_Directions_
List each line of the data that holds the string "with", please.

_Dataset section_
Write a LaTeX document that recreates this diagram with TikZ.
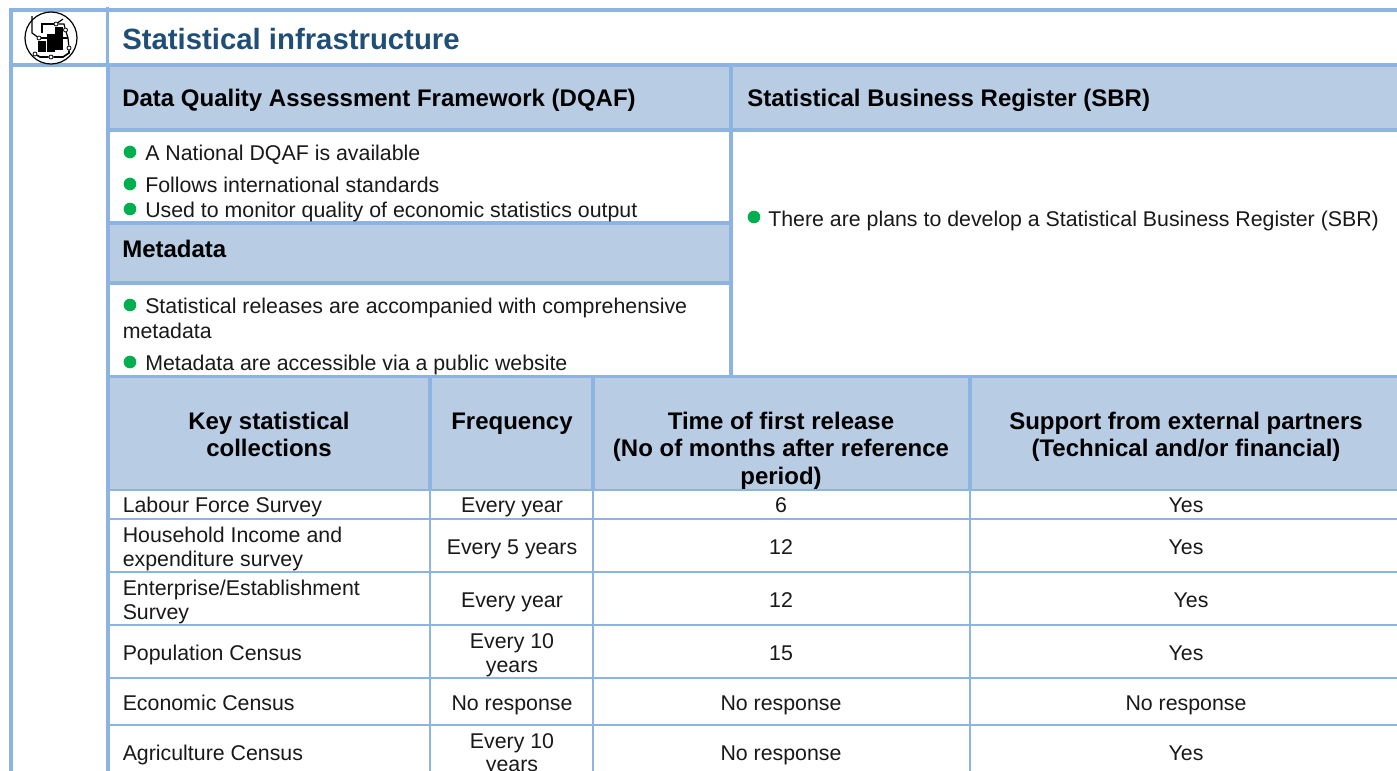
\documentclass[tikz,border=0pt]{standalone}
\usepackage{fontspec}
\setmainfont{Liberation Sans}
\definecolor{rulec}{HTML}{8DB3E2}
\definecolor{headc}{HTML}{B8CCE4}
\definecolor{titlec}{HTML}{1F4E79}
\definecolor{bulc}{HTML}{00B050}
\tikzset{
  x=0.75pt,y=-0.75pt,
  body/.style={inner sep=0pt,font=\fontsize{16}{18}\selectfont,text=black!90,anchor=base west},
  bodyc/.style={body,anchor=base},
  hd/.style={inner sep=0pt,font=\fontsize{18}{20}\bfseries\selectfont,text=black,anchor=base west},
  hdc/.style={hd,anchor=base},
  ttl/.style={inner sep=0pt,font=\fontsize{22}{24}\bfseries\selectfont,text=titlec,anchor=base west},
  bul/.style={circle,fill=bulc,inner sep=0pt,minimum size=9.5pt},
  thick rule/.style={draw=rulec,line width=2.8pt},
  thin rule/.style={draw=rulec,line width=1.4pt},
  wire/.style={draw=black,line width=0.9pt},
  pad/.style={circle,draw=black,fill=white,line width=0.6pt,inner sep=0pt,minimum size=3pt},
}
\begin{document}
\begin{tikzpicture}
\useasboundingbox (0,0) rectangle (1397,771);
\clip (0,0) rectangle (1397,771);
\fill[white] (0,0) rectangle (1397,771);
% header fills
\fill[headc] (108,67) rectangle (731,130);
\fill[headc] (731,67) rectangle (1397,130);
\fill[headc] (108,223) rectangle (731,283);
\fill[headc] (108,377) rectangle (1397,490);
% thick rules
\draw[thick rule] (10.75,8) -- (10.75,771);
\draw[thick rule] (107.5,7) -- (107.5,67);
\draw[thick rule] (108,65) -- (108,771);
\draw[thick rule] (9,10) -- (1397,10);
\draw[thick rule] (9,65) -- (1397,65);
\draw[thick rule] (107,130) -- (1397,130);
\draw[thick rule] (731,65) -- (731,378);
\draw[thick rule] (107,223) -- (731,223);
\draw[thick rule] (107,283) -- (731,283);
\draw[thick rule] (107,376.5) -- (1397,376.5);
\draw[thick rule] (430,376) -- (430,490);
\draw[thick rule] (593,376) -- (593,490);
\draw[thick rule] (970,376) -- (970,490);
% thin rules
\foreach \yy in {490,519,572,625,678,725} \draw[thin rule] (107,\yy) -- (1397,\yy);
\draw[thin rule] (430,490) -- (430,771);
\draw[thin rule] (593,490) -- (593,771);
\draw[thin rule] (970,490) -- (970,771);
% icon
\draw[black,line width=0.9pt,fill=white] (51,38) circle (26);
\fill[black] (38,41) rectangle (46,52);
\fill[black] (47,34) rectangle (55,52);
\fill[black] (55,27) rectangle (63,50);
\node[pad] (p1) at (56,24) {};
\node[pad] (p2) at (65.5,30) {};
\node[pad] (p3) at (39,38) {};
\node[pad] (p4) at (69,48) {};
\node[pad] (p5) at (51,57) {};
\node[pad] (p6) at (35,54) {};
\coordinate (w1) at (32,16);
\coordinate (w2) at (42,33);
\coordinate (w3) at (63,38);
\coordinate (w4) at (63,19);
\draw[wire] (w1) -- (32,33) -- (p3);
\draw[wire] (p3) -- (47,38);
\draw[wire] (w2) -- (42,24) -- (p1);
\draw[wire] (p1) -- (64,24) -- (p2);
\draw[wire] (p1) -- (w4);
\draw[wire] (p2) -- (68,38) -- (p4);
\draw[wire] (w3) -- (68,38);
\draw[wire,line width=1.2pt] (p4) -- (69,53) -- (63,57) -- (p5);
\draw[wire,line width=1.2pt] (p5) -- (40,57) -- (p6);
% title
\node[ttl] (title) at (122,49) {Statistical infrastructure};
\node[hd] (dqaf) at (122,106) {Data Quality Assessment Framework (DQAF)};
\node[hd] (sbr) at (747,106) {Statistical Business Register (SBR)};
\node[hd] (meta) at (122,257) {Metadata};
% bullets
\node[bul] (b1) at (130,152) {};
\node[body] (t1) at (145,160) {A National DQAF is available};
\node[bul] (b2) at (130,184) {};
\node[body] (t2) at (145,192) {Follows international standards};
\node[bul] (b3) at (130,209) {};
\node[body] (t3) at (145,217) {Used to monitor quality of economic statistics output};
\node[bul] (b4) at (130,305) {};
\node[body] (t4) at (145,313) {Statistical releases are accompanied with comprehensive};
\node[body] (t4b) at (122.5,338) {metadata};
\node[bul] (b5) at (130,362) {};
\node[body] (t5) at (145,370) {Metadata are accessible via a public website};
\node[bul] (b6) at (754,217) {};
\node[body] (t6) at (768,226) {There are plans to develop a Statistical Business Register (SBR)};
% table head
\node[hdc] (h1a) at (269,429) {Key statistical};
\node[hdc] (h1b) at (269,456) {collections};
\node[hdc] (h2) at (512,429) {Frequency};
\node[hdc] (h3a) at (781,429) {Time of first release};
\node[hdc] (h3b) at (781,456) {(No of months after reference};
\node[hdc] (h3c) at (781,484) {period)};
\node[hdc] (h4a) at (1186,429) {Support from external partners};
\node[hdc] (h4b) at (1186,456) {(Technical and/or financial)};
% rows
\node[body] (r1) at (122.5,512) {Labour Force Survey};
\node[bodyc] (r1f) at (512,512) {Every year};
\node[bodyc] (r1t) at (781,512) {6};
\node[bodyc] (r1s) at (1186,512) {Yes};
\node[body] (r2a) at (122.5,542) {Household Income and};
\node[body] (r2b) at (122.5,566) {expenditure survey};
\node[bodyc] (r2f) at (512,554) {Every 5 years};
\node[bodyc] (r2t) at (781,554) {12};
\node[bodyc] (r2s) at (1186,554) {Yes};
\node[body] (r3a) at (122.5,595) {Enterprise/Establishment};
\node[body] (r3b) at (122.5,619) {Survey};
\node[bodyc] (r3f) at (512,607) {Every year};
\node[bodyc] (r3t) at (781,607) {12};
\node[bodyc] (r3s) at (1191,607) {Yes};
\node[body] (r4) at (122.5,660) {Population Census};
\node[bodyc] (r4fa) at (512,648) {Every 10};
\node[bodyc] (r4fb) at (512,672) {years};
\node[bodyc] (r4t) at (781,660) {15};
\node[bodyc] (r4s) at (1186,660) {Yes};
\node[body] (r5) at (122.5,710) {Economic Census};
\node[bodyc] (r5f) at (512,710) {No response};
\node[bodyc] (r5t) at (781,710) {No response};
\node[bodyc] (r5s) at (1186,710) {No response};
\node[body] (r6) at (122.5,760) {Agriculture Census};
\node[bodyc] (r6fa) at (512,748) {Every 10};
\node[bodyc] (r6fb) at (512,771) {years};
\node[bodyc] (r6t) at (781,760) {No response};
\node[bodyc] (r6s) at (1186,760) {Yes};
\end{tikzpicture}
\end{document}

_Correct result_
Write a LaTeX document that recreates this diagram with TikZ.
\node[body] (t4) at (145,313) {Statistical releases are accompanied with comprehensive};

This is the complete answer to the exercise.